I had a goal to be totally debt frees this December but it kind of gotten prolong because of the expensive ticket to my Grandfather's funeral not too long ago and some car repairs. Now again for my Grandmother's funeral. I may sound selfish here and I probably am but after working my butts off and giving more than 150% of myself to pay the dang thing off, I am getting even more determined each day I am closure to getting it paid off... It’s like I become a stingy animal...

A couple of months ago I requested to have the whole week of the thanksgiving week off. It was a secret from friends because I intended that time to thaw out and rest, move out of the house into my bf house preparing for a new chapter in my life.

My BF mentioned to me many times and I mean many! That he was so excited to share our first Thanksgiving together.

Grandma! Well it’s hard... I don’t cry or feel like I need to talk about her to a life person so much and I am still going through the days like its normal. But yeah! I miss her a lot! But I have missed her long before she died. We were super close when I was little. Often took a month vacation to stay with her in the summers and we always loved to talk, talk and talk. She was healthy the last time I saw her (2-3 months ago) but I am assuming the heartbreak got to her... Just found out she had 10 heart attacks in the last three weeks alone! I don't blame her for wanting to die. At least all her children were there with her till the very end.

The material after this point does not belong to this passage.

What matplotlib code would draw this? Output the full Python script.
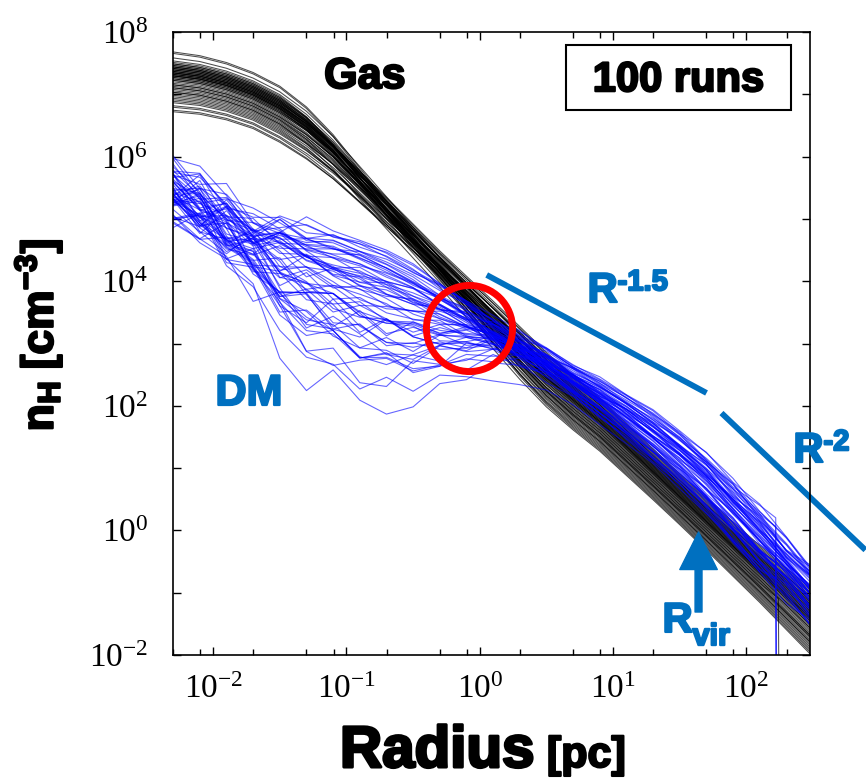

First my brother, then my Grandfather, and now my Grandmother... It keeps getting harder and harder to go back home to Montana. It just never the same but I am sure I changed so much and in my family's eye's I am never the same either.

I do value my family. It just keeps getting harder and harder with responsibilities every year I get older.

I don’t know if I am going to Montana or if I should stay? All I can do now is pray about it and see where it leads me. I hope I know this weekend.


If you read it this long... wow! but thanks for letting me vent.

4 Responses to “family, guilt trips, finances, the whole thing”

  1. PRICEPLUS Says:
    1163221991

    It sounds like the world is on your shoulders right now. Sending out a cyber hug and I'll be praying for you!

  2. LuckyRobin Says:
    1163222093

    I'm sorry for your recent losses. My grandparents went within months of each other, we all think Grandma died of a broken heart after Grandpa died. They had been together for such a long time. Hang in there, and you'll figure out what it is right for you to do.

  3. janh Says:
    1163227327

    I can understand the conflict within you. We are a very closeknit family and when Hubby needed to move away(800 miles!) from his to have his own life when we were young (his family situation wasn't like mine), it broke all our hearts to leave each other. But establishing my own life was not a bad thing. My family and I have worked hard at staying close--at a distance. Eventually, I got to go home and stay for a month at a time during the summer to catch up and chill. But I wasn't working then like you are. We still call a lot, send gifts, and keep up. I know that I've missed out on a lot, but my daughter put it this way--maybe the distance makes us try harder and keeps us closer because we don't take having each other for granted. On the phone, we chat just like we're in the same room about everything. Most of it just everyday stuff. Makes us feel we are in the same town just visiting on the phone. But I do miss them very much. Now that my kids are separating themselves from us--even though we are close to them--I understand that they need to be separate and get their own lives. But it's not easy as the parent nor easy as the child. I think you are tired, a little homesick, and have had too many really sad blows lately. Moving forward toward a new and happy time is a good thing. Don't feel bad about it. And it won't be a bad thing to have someone to lean on sometimes. I am so sorry about the losses you've had. Especially so close together. That's more than someone should have to bear. My thoughts and prayers are with you.

  4. LuxLiving Says:
    1163261260

    I am praying for you to have a clear answer as to what you should do. My sympathy on your family's loss of a cherished loved one!!